Película que no funciona prácticamente en ningún aspecto, delatando una irritante confianza por parte de Álex de la Iglesia en que su imaginario personal no precisa de un trabajo exhaustivo que permita compartirlo.
Hace tres años se estrenaba Los crímenes de Oxford, y desde esta página le achacábamos a su autor, Álex de la Iglesia, que hubiese traicionado un argumentario/imaginario únicos en nuestro cine a favor de la comercialidad más impersonal. A El día de la bestia (1995), La comunidad (2000) y Crimen Ferpecto (2004), por citar tres de las películas más conocidas y representativas de De la Iglesia, se les podía reprochar las irregularidades y arbitrariedades que se quiera; pero resultaba innegable su firme voluntad de concretar artísticamente una manera hipnótica de estar en el mundo, en la que cabían las pulsiones humanas más oscuras (por tanto, más verdaderas), una esquizofrénica relación con los modos de la cultura capitalista, y una fructífera españolidad hermanada tanto con el pesimismo goyesco y el esperpento valleinclanesco como con la acidez berlanguiana.
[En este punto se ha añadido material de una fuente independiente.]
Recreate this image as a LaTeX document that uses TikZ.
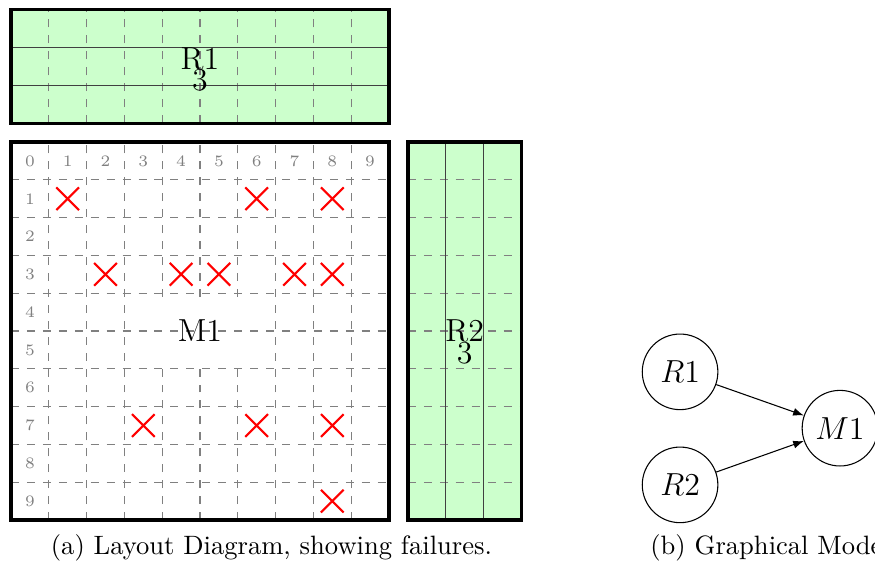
\documentclass[tikz,border=0pt]{standalone}
\usepackage{tikz}
\usetikzlibrary{arrows.meta,positioning}

\begin{document}
\begin{tikzpicture}[scale=0.5,
    gridline/.style={dashed, gray, line width=0.4pt},
    unitline/.style={black!75, line width=0.4pt},
    boxborder/.style={line width=1.2pt},
    failx/.style={red, line width=0.8pt},
    cellnum/.style={gray, font=\fontsize{6}{7}\selectfont},
    boxlabel/.style={font=\large, inner sep=0pt},
    var/.style={draw, circle, minimum size=1cm, inner sep=0pt, font=\large}]
    \useasboundingbox (-0.291,-1.111) rectangle (22.857,13.757);
    % R1
    \fill[green!20] (0,10.5) rectangle (10,13.5);
    \foreach \x in {1,...,9} \draw[gridline] (\x,10.5) -- (\x,13.5);
    \foreach \y in {11.5,12.5} \draw[unitline] (0,\y) -- (10,\y);
    \draw[boxborder] (0,10.5) rectangle (10,13.5);
    \node[boxlabel] (r1name) at (5,12.2) {R1};
    \node[boxlabel] (r1count) at (5,11.63) {3};
    % M1
    \foreach \x in {1,...,9} \draw[gridline] (\x,0) -- (\x,10);
    \fill[white] (3.95,4) rectangle (6.05,5.75);
    \foreach \y in {1,...,9} \draw[gridline] (0,\y) -- (10,\y);
    \draw[boxborder] (0,0) rectangle (10,10);
    \foreach \c in {0,...,9} \node[cellnum] (col\c) at (\c+0.5,9.5) {\c};
    \foreach \r in {1,...,9} \node[cellnum] (row\r) at (0.5,9.5-\r) {\r};
    \foreach \c/\r in {1/1,6/1,8/1,2/3,4/3,5/3,7/3,8/3,3/7,6/7,8/7,8/9}
      \draw[failx] (\c+0.2,9.8-\r) -- (\c+0.8,9.2-\r)
                   (\c+0.2,9.2-\r) -- (\c+0.8,9.8-\r);
    \node[boxlabel] (m1name) at (5,5) {M1};
    % R2
    \fill[green!20] (10.5,0) rectangle (13.5,10);
    \foreach \y in {1,...,9} \draw[gridline] (10.5,\y) -- (13.5,\y);
    \foreach \x in {11.5,12.5} \draw[unitline] (\x,0) -- (\x,10);
    \draw[boxborder] (10.5,0) rectangle (13.5,10);
    \node[boxlabel] (r2name) at (12,5) {R2};
    \node[boxlabel] (r2count) at (12,4.42) {3};
    % graphical model
    \node[var] (gR1) at (17.7,3.92) {$R1$};
    \node[var] (gR2) at (17.7,0.93) {$R2$};
    \node[var] (gM1) at (21.93,2.43) {$M1$};
    \draw[-{Latex[length=4pt,width=3pt]}] (gR1) -- (gM1);
    \draw[-{Latex[length=4pt,width=3pt]}] (gR2) -- (gM1);
    % captions
    \node (capa) at (6.89,-0.74) {(a) Layout Diagram, showing failures.};
    \node[anchor=west, inner sep=0pt] (capb) at (16.9,-0.74) {(b) Graphical Model};
\end{tikzpicture}
\end{document}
Con Balada triste de trompeta, De la Iglesia vuelve por donde solía tras el paréntesis de Los crímenes de Oxford. Si cabe, con más ambición y rabia que nunca, aspirando a conformar una fábula alegórica de inmenso calado sobre nuestro desatinado país y el enconamiento fraticida que parece caracterizarlo desde hace ya demasiados años. A través de las grotescas desventuras de dos payasos que se disputan el amor de una trapecista en la España tardofranquista, De la Iglesia ha pretendido exorcizar demonios íntimos y colectivos con una incorrección política extrema capaz de sacar al aire de una vez todo el pus que, basta comparar a diario las portadas de El País y El Mundo, sigue emponzoñando nuestra esfera pública.
Sin embargo, a De la Iglesia le ha vencido otro fantasma muy común por estos lares: el de la chapuza. No sabe uno si porque Balada triste de trompeta es la primera película que escribe sin la colaboración de Jorge Guerricaechevarría; o si porque estaba tan convencido de que iba a dar la campanada que se ha olvidado de hacer otra cosa que vomitar sobre el papel y rodar, el caso es que la película no funciona prácticamente en ninguno de sus aspectos, delatando una irritante confianza en el poder del propio imaginario que no se corresponde con un trabajo exhaustivo que permita compartirlo, salvo desde la complicidad acrítica.
Las interpretaciones son paupérrimas, y no se podía esperar otra cosa teniendo en cuenta que no existen personajes. Los diálogos, burdamente explícitos. La historia, poco más que una acumulación de momentos con resonancia exclusivamente escenográfica o provocadora, de la que el espectador se desentiende mucho antes de que concluya. Las pretensiones metafóricas son de trazo grueso o incoherentes. Más de una secuencia deja en evidencia que el presupuesto no ha sido el que se requería, y la realización está supeditada en exceso a un montaje apenas funcional... Elementos como la música de Roque Baños, los títulos de crédito, ciertos guiños sociohistóricos, la expresividad desvalida de Carlos Areces o la belleza perturbadora de Carolina Bang son apreciables en sí mismos, pero no tienen ninguna oportunidad de salvar un conjunto necesitado de menos inspiración y más sudor. Sobre el procesador de textos, no sobre la actriz protagonista.
Por supuesto que, como escribíamos al principio, el grueso del cine de Álex de la Iglesia ha jugado con la lucha entre el orden y el caos; que la autodestrucción y el descenso a los infiernos como vehículos para el conocimiento de uno mismo forman parte indisoluble de su universo creativo. Pero nunca como hasta Balada triste de trompeta se había palpado en él un abismo tan enorme entre los hallazgos ingeniosos y un humor agradecidamente terminal, y el talento puramente cinematográfico. La autoindulgencia nunca ha sido buena consejera, aunque en España haya devenido uno de los vicios más jaleados y practicados. No es lo mismo, aunque a casi nadie le interese distinguirlo, abordar el caos que ser caótico, otra "cualidad" muy nuestra...
Lo triste es constatar que, si en el cine comercial De la Iglesia ha demostrado unas cuantas limitaciones, y en el más personal tres cuartas partes de lo mismo, es difícil esperar a estas alturas una repetición de lo que ya suena a milagro, es decir, otra El día de la bestia, estrenada hace la friolera de quince años.